The past six months have forced association leaders to rapidly adapt and reprioritize their strategic plans. The economic and societal shifts in industries and professions have caused most associations to rethink their value-add to their members and customers and the structure of their organizations. After interviewing several leaders, there seem to be three questions they are all seeking the answers to:
- What are the best ways to generate more revenue?
- How should we diversify our revenue?
- Which offerings do we develop and invest in to engage and retain our membership?
While the questions are easy, the answers are more difficult. Many organizations are evaluating their products and services for opportunities to make up for the loss in revenue and position themselves for developing and growing their value in this critical moment. However, many associations do not have the funding, staff resources and time to invest in developing or refining products without guaranteeing some return on investment. For other associations, it’s hard to know where to begin.
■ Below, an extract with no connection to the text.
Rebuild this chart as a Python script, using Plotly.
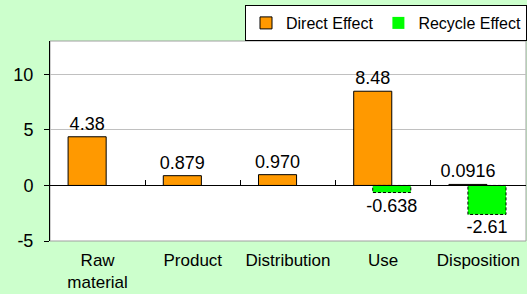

To help you with product development and management, here are a few steps to help you start thinking and get started …
When to pivot or develop a new product
Look at your products and services. How much revenue have they generated each year? Is it steady, growing or is it in decline?
The first step is to look at your products and objectively decide where your product falls in the product lifecycle. It’s important to use internal sales and engagement data or research to remain objective and truly see where customer interests are. This is a general curve that displays the stages of product sale development, growth, maturity and decline.
The Product Maturity Model
If your current product sales are increasing, congrats! Your product might still be in a developing or growth stage.
If your product sales have been steady year-over-year or declining, you might have reached product maturity or even decline stages. Reaching these stages is not necessarily a bad thing. It means there is an opportunity to refine and pivot your products into a new growth stage. This includes taking the same product and adding new features, new value offerings or positioning it to a new audience.
Pivoting a product is similar to developing a new product except you already have the model and features. However, not all existing products can be pivoted to meet the needs of the market. Any association with mature products will require a set of products and services at various lifecycle stages. To accomplish this, it starts with the basics.
How to start developing new products and services
“Without data, you’re just a person with an opinion.”
W. Edwards Deming
This quote directly applies to product development where qualitative data points might be just as important as quantitative data points. Developing and pivoting new products is all about validating your assumptions to reduce your risk and increase your chances for success.
It all starts with a simple question: what are your customer’s challenges? You may think this is easy to answer but what evidence do you have to prove this?
What is a day in their life like? Are there others that share the same challenges? Do your products and services help address their needs?
It’s important to remember that developing a new product or service starts with identifying and addressing the needs of your target customer. Whether you’re looking to grow your membership or you’re looking to develop a new product for your members, what need or challenge do they have and why do they need your product or service to solve it?
Reaching out and interviewing your current and prospective customers offer a way to collect and identify their needs and start to generate ideas on how to solve them.
Pivoting or developing new products for your association doesn’t have to be complicated and should be an objective exercise. McKinley has developed a new set of consulting and research services to partner with organizations to help identify opportunities and develop a plan to address these needs.
To help you and your organization get started, download our worksheet and answer the following questions:
- What is your concept for a new product or product pivot?
- Who is your target customer?
- What problem or challenge are you solving for them?
- How will you address this problem with this new product?
- What are your assumptions about your customers?
- What data will support (or refute) your assumptions?
- Where can you find this data?
- What additional support do you require?
The answers to these questions will help your association get started in identifying the product concept you want to test and validate. Remember, product development is NOT about launching a new product as quickly as possible. It’s about validating as many assumptions as possible to ensure success.